Creo que no podría subrayar Vida de Dostoievski por su hija. Me parecería un atrevimiento; casi una herejía. No es un libro que llegó casualmente y del que desconozco su origen. Es el libro que estuvo por años en la biblioteca de una lectora; un libro para el que alguien, otro lector -Alfredo, un lector obsesivo y de tenaz memoria- buscó un nuevo hogar, un resguardo del olvido.
Subrayar es también escribir o reescribir; es crear una suerte de potente forma de la nota al pie, en este caso de un lector. Anotar y trabajar con los textos de los otros es armar un nuevo texto, alineado al original. Subrayar es fijar, es aprender, es sorprenderse y es no pasar por alto. El subrayado es también una forma del pragmatismo de la escritura. Algunos, de hecho, toman de sus subrayados frases que repetirán en nuevos textos o nuevas formas de la oralidad o, por qué no, en falsos tuits originales en Twitter, brillantes iluminaciones que circularán en RT hasta el hartazgo o hasta que algún lector avezado detecte el fraude.

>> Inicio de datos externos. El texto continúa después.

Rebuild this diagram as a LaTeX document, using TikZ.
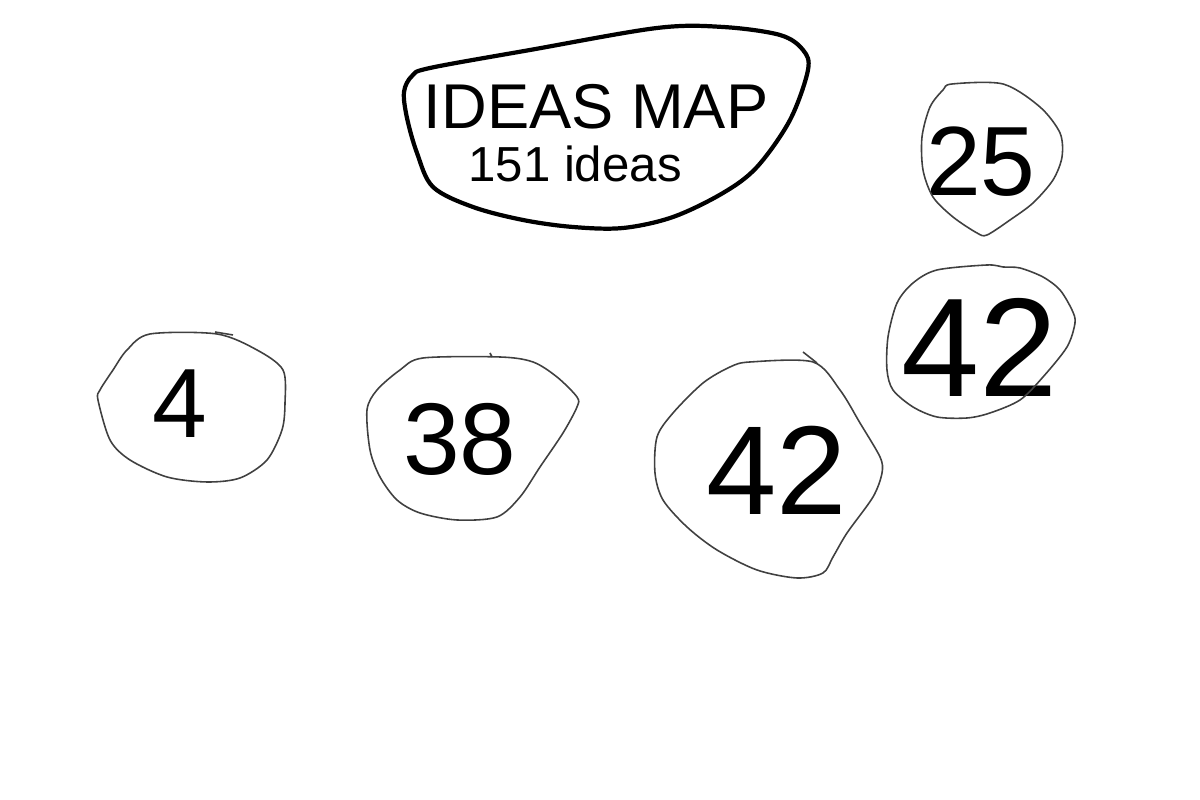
\documentclass[tikz,border=0pt]{standalone}
\usepackage{fontspec}
\setmainfont{Liberation Sans}
\usepackage{tikz}
\usetikzlibrary{positioning}

\begin{document}
\begin{tikzpicture}[-,auto,node distance=1cm, semithick]
 				 \tikzstyle{blob}=[draw=black!75, line width=0.45pt]
 				 \tikzstyle{cloud}=[draw=black, line width=1.2pt, line join=round]
 				 \tikzstyle{num}=[inner sep=0pt, text=black]
 					 \useasboundingbox (0,0) rectangle (12,8);
 					 \node[num, font=\fontsize{18}{18}\selectfont]	(title) at (5.96,6.935) {IDEAS MAP};
  					 \node[num, font=\fontsize{14}{14}\selectfont]	(count) [below=0.15cm of title, xshift=-0.21cm] {151 ideas};
  					 \node[num, font=\fontsize{28}{28}\selectfont]	(four) at (1.80,3.96) {4};
  					 \node[num, font=\fontsize{29}{29}\selectfont]	(thirtyeight) at (4.60,3.61) {38};
  					 \node[num, font=\fontsize{36}{36}\selectfont]	(fortytwo) at (7.77,3.30) {42};
					 \node[num, font=\fontsize{28}{28}\selectfont]	(twentyfive) at (9.81,6.38) {25};
					 \node[num, font=\fontsize{40}{40}\selectfont]	(fortytwotop) at (9.80,4.53) {42};
 					  \draw[cloud] plot[smooth cycle, tension=0.55] coordinates {
 					  			(4.04,7.08) (4.12,7.24) (4.30,7.32) (5.30,7.50) (6.57,7.72) (7.23,7.73) (7.80,7.65)
 					  			(8.03,7.50) (8.08,7.30) (7.90,6.80) (7.57,6.33) (7.23,6.07) (6.73,5.83)
 					  			(6.23,5.72) (5.73,5.73) (5.23,5.80) (4.73,5.93) (4.33,6.13) (4.17,6.47)
 					  			(4.07,6.82)};
 					  \draw[blob] plot[smooth cycle, tension=0.5] coordinates {
 					  			(1.50,4.66) (2.17,4.66) (2.57,4.50) (2.83,4.30) (2.85,3.97) (2.82,3.70)
 					  			(2.67,3.40) (2.40,3.22) (2.07,3.18) (1.67,3.23) (1.30,3.40) (1.10,3.60)
 					  			(0.98,4.00) (1.00,4.10) (1.13,4.30) (1.27,4.50)};
 					  \draw[blob] (2.15,4.68) -- (2.33,4.65);
 					  \draw[blob] plot[smooth cycle, tension=0.5] coordinates {
 					  			(4.23,4.42) (5.00,4.43) (5.33,4.38) (5.57,4.23) (5.77,4.03) (5.77,3.93)
 					  			(5.63,3.67) (5.40,3.33) (5.20,3.03) (4.97,2.83) (4.57,2.80) (4.20,2.87)
 					  			(3.97,3.00) (3.80,3.23) (3.70,3.50) (3.67,3.90) (3.77,4.10) (4.00,4.30)};
 					  \draw[blob] (4.90,4.47) -- (4.92,4.43);
 					  \draw[blob] plot[smooth cycle, tension=0.5] coordinates {
 					  			(7.50,4.38) (8.13,4.38) (8.40,4.10) (8.60,3.77) (8.80,3.43) (8.82,3.27)
 					  			(8.73,3.03) (8.47,2.67) (8.33,2.43) (8.23,2.27) (7.97,2.22) (7.57,2.30)
 					  			(7.17,2.50) (6.87,2.73) (6.63,3.00) (6.55,3.27) (6.57,3.63) (6.73,3.87)
 					  			(7.03,4.17) (7.30,4.33)};
 					  \draw[blob] (8.03,4.48) -- (8.17,4.37);
 					  \draw[blob] plot[smooth cycle, tension=0.5] coordinates {
 					  			(9.52,7.16) (10.03,7.16) (10.40,6.93) (10.60,6.67) (10.62,6.43) (10.53,6.20)
 					  			(10.33,5.97) (10.10,5.80) (9.87,5.65) (9.77,5.67) (9.53,5.83) (9.33,6.03)
 					  			(9.23,6.30) (9.22,6.63) (9.30,6.93) (9.43,7.10)};
 					  \draw[blob] plot[smooth cycle, tension=0.5] coordinates {
 					  			(9.87,5.35) (9.37,5.30) (9.13,5.17) (8.97,4.97) (8.88,4.63) (8.87,4.30)
 					  			(8.93,4.10) (9.13,3.93) (9.37,3.83) (9.67,3.82) (9.90,3.87) (10.20,4.00)
 					  			(10.43,4.23) (10.67,4.53) (10.75,4.77) (10.72,4.90) (10.60,5.10) (10.43,5.23)
 					  			(10.20,5.32) (10.03,5.33)};
				\end{tikzpicture}
\end{document}
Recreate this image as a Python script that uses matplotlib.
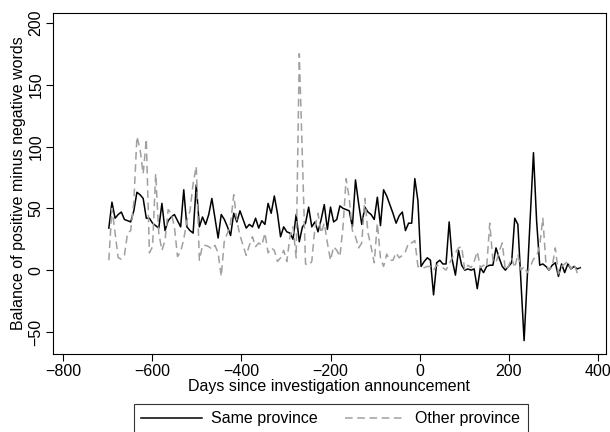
import numpy as np
import matplotlib
matplotlib.use("Agg")
import matplotlib.pyplot as plt

plt.rcParams['font.family'] = ['Liberation Sans', 'DejaVu Sans']

# weekly observations, days relative to the announcement
days = np.arange(-697, 361, 7)

same_province = [
    34, 55, 42, 45, 47, 41, 40, 39, 48, 63, 61, 58, 42, 42, 38, 36, 34, 54, 32, 40, 43, 45, 40, 35,
    65, 35, 32, 30, 69, 35, 43, 37, 45, 58, 42, 26, 45, 41, 35, 28, 46, 39, 48, 41, 34, 37, 35, 42, 34,
    40, 37, 54, 46, 60, 46, 27, 35, 31, 30, 25, 45, 23, 35, 38, 51, 35, 39, 31, 41, 53, 33, 51, 39, 41, 52,
    50, 49, 48, 35, 73, 54, 37, 51, 47, 45, 41, 59, 36, 65, 60, 53, 46, 38, 44, 47, 32, 38, 38, 74, 56, 3,
    7, 10, 8, -20, 6, 8, 5, 5, 39, 8, -4, 16, 4, 0, 1, 0, 1, -15, 2, -2, 3, 4, 4, 18, 10, 3,
    0, 3, 6, 42, 37, -10, -57, -6, 45, 95, 40, 4, 5, 3, 0, 4, 6, -5, 5, -2, 5, 1, 3, 1, 2,
]

other_province = [
    8, 50, 30, 10, 9, 12, 30, 32, 55, 108, 98, 78, 106, 14, 19, 78, 30, 16, 24, 49, 46, 35, 11, 15,
    25, 40, 48, 70, 84, 8, 20, 20, 19, 17, 20, 14, -5, 24, 30, 38, 61, 40, 28, 20, 12, 20, 27, 19, 22,
    20, 30, 14, 18, 16, 7, 10, 16, 7, 27, 35, 10, 175, 90, 5, 4, 7, 34, 46, 30, 38, 22, 8, 19, 16, 11,
    35, 74, 58, 32, 27, 18, 22, 58, 30, 19, 6, 38, 10, 3, 13, 8, 8, 14, 10, 12, 15, 22, 22, 24, 3, 2,
    2, 3, 3, 0, 4, 3, 2, 0, 5, 10, 14, 18, 19, 0, 4, 2, 7, 15, 2, 4, 2, 38, 8, 6, 15, 22,
    0, 3, 10, 2, 13, 0, 3, -2, 3, 9, 11, 20, 42, 5, 0, 3, 18, -3, 3, 5, 7, 1, 5, -2, 2,
]

fig = plt.figure(figsize=(6.1, 4.32), dpi=100)
ax = fig.add_axes([0.087, 0.18, 0.906, 0.79])

ax.plot(days, same_province, color='black', lw=1.1, label='Same province')
ax.plot(days, other_province, color='#a0a0a0', lw=1.1, ls=(0, (5, 3)), label='Other province')

ax.set_xlim(-822, 417)
ax.set_ylim(-68, 208)
ax.set_xticks(range(-800, 401, 200))
ax.set_yticks(range(-50, 201, 50))
ax.set_xticklabels([str(v).replace('-', '\u2212') for v in range(-800, 401, 200)])
ax.set_yticklabels([str(v).replace('-', '\u2212') for v in range(-50, 201, 50)],
                   rotation=90, va='center')
ax.tick_params(direction='out', length=5, width=0.8, labelsize=11.5, pad=2)
for s in ax.spines.values():
    s.set_linewidth(0.8)

ax.set_xlabel('Days since investigation announcement', fontsize=11.5, labelpad=0)
ax.set_ylabel('Balance of positive minus negative words', fontsize=11.5, labelpad=2)

leg = fig.legend(loc='lower center', bbox_to_anchor=(0.542, -0.022), ncol=2, frameon=True,
                 fancybox=False, edgecolor='black', fontsize=11.5, handlelength=3.8,
                 columnspacing=1.7, borderpad=0.45, handletextpad=0.6)
leg.get_frame().set_linewidth(0.8)

fig.savefig('out.png', dpi=100)
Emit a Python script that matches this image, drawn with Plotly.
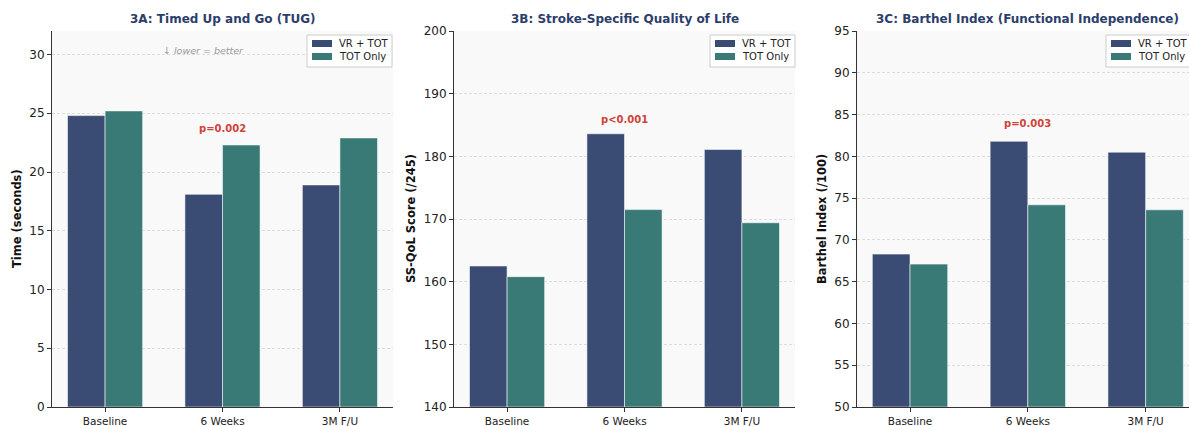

Uno de los libros más hermosos que se publicaron este año en Argentina se llama Inundación. Lo escribió la cordobesa Eugenia Almeida a la manera de un diccionario de lecturas y escrituras y es un alfabeto de marcas personales conmovedor, que se lee con la emoción del encuentro con un alma gemela. En su libro, además de preguntarse por las prácticas que marcan su historia personal, Almeida cuenta también breves anécdotas de autoras y autores, momentos singulares de esas vidas y reflexiona sobre el oficio de escribir, sobre los hábitos de aquellos que ponen el deseo y el temor por escrito, materia pulida que alguna vez alcanzará (o no) a otro. “¿Cómo se desdobla la mano que escribe para ser al mismo tiempo lector de la huella que deja?”, se pregunta, mientras reflexiona sobre aquel que vendrá, el hipotético lector.
“Escribir es, quizás, una variante singular de hablar solos (...) Quizás eso sea la escritura. Un modo silencioso de hablar solos en voz alta” (Eugenia Almeida, Inundación)
Leer, subrayar, escribir: todos gestos de una voluntad en primera persona, la de apresar la experiencia. La de retener el milagro de la lectura.